BEGIN STORED DATA

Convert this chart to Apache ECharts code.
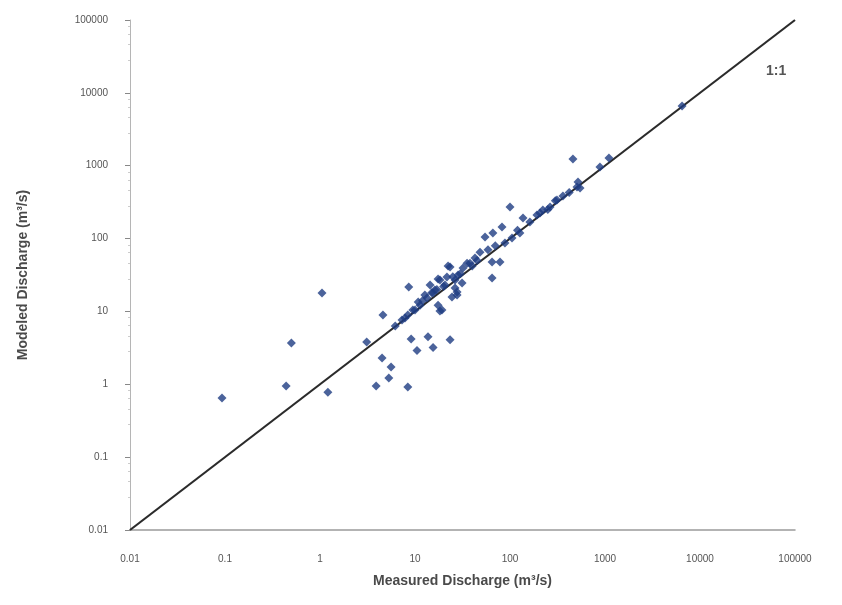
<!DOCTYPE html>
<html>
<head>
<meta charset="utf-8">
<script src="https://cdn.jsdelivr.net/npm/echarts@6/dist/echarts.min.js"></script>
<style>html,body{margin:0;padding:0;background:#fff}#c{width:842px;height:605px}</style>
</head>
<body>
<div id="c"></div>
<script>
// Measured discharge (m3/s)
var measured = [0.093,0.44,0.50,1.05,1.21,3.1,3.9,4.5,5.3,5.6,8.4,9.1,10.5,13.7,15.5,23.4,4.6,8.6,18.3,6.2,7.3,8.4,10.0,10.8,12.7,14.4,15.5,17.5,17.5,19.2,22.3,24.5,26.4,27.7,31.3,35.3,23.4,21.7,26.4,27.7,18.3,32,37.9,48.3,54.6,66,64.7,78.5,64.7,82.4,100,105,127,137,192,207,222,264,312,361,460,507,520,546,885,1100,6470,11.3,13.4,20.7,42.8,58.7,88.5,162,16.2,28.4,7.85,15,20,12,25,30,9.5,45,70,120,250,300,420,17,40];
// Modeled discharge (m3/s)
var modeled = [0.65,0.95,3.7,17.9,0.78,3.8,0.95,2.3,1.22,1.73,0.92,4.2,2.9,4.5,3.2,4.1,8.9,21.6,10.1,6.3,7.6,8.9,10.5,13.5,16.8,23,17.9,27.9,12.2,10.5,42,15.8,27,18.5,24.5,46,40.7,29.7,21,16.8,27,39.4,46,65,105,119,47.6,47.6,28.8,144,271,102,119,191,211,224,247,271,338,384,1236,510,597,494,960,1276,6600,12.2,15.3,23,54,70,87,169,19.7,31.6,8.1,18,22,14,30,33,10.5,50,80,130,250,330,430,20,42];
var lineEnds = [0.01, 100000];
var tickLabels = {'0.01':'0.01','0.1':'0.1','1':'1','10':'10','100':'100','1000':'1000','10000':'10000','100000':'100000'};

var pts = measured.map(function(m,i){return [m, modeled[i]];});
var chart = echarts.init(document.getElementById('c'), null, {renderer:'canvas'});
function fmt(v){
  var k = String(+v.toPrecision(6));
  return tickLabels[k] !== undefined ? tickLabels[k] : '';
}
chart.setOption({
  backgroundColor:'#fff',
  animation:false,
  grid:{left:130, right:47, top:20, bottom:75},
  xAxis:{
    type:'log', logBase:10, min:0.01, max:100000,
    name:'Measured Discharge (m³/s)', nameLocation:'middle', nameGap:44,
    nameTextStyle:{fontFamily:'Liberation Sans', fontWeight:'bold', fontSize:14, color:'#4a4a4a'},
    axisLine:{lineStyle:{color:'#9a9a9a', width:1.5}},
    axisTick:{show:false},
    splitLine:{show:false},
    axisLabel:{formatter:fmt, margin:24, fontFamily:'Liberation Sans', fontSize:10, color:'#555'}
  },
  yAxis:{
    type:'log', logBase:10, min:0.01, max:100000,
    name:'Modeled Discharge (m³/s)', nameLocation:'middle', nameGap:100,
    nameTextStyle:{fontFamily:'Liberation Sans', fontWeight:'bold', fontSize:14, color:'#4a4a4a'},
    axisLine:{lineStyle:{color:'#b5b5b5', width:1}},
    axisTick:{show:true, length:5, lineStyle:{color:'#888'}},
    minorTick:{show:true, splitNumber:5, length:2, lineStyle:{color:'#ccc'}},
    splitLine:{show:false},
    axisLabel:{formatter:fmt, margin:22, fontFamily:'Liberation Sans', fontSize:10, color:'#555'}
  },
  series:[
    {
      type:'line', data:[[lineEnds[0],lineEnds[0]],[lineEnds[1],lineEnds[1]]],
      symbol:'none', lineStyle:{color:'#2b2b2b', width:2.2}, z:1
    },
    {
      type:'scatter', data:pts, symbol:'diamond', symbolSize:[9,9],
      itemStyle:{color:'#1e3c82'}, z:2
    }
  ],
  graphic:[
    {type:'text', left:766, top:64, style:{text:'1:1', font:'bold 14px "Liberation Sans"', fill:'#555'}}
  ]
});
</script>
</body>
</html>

END STORED DATA

## EXERCISE AIM
Your copy of the data should match it exactly, except that pictures are left out.

## FINISHED TASK
Convert this chart to Apache ECharts code.
<!DOCTYPE html>
<html>
<head>
<meta charset="utf-8">
<script src="https://cdn.jsdelivr.net/npm/echarts@6/dist/echarts.min.js"></script>
<style>html,body{margin:0;padding:0;background:#fff}#c{width:842px;height:605px}</style>
</head>
<body>
<div id="c"></div>
<script>
// Measured discharge (m3/s)
var measured = [0.093,0.44,0.50,1.05,1.21,3.1,3.9,4.5,5.3,5.6,8.4,9.1,10.5,13.7,15.5,23.4,4.6,8.6,18.3,6.2,7.3,8.4,10.0,10.8,12.7,14.4,15.5,17.5,17.5,19.2,22.3,24.5,26.4,27.7,31.3,35.3,23.4,21.7,26.4,27.7,18.3,32,37.9,48.3,54.6,66,64.7,78.5,64.7,82.4,100,105,127,137,192,207,222,264,312,361,460,507,520,546,885,1100,6470,11.3,13.4,20.7,42.8,58.7,88.5,162,16.2,28.4,7.85,15,20,12,25,30,9.5,45,70,120,250,300,420,17,40];
// Modeled discharge (m3/s)
var modeled = [0.65,0.95,3.7,17.9,0.78,3.8,0.95,2.3,1.22,1.73,0.92,4.2,2.9,4.5,3.2,4.1,8.9,21.6,10.1,6.3,7.6,8.9,10.5,13.5,16.8,23,17.9,27.9,12.2,10.5,42,15.8,27,18.5,24.5,46,40.7,29.7,21,16.8,27,39.4,46,65,105,119,47.6,47.6,28.8,144,271,102,119,191,211,224,247,271,338,384,1236,510,597,494,960,1276,6600,12.2,15.3,23,54,70,87,169,19.7,31.6,8.1,18,22,14,30,33,10.5,50,80,130,250,330,430,20,42];
var lineEnds = [0.01, 100000];
var tickLabels = {'0.01':'0.01','0.1':'0.1','1':'1','10':'10','100':'100','1000':'1000','10000':'10000','100000':'100000'};

var pts = measured.map(function(m,i){return [m, modeled[i]];});
var chart = echarts.init(document.getElementById('c'), null, {renderer:'canvas'});
function fmt(v){
  var k = String(+v.toPrecision(6));
  return tickLabels[k] !== undefined ? tickLabels[k] : '';
}
chart.setOption({
  backgroundColor:'#fff',
  animation:false,
  grid:{left:130, right:47, top:20, bottom:75},
  xAxis:{
    type:'log', logBase:10, min:0.01, max:100000,
    name:'Measured Discharge (m³/s)', nameLocation:'middle', nameGap:44,
    nameTextStyle:{fontFamily:'Liberation Sans', fontWeight:'bold', fontSize:14, color:'#4a4a4a'},
    axisLine:{lineStyle:{color:'#9a9a9a', width:1.5}},
    axisTick:{show:false},
    splitLine:{show:false},
    axisLabel:{formatter:fmt, margin:24, fontFamily:'Liberation Sans', fontSize:10, color:'#555'}
  },
  yAxis:{
    type:'log', logBase:10, min:0.01, max:100000,
    name:'Modeled Discharge (m³/s)', nameLocation:'middle', nameGap:100,
    nameTextStyle:{fontFamily:'Liberation Sans', fontWeight:'bold', fontSize:14, color:'#4a4a4a'},
    axisLine:{lineStyle:{color:'#b5b5b5', width:1}},
    axisTick:{show:true, length:5, lineStyle:{color:'#888'}},
    minorTick:{show:true, splitNumber:5, length:2, lineStyle:{color:'#ccc'}},
    splitLine:{show:false},
    axisLabel:{formatter:fmt, margin:22, fontFamily:'Liberation Sans', fontSize:10, color:'#555'}
  },
  series:[
    {
      type:'line', data:[[lineEnds[0],lineEnds[0]],[lineEnds[1],lineEnds[1]]],
      symbol:'none', lineStyle:{color:'#2b2b2b', width:2.2}, z:1
    },
    {
      type:'scatter', data:pts, symbol:'diamond', symbolSize:[9,9],
      itemStyle:{color:'#1e3c82'}, z:2
    }
  ],
  graphic:[
    {type:'text', left:766, top:64, style:{text:'1:1', font:'bold 14px "Liberation Sans"', fill:'#555'}}
  ]
});
</script>
</body>
</html>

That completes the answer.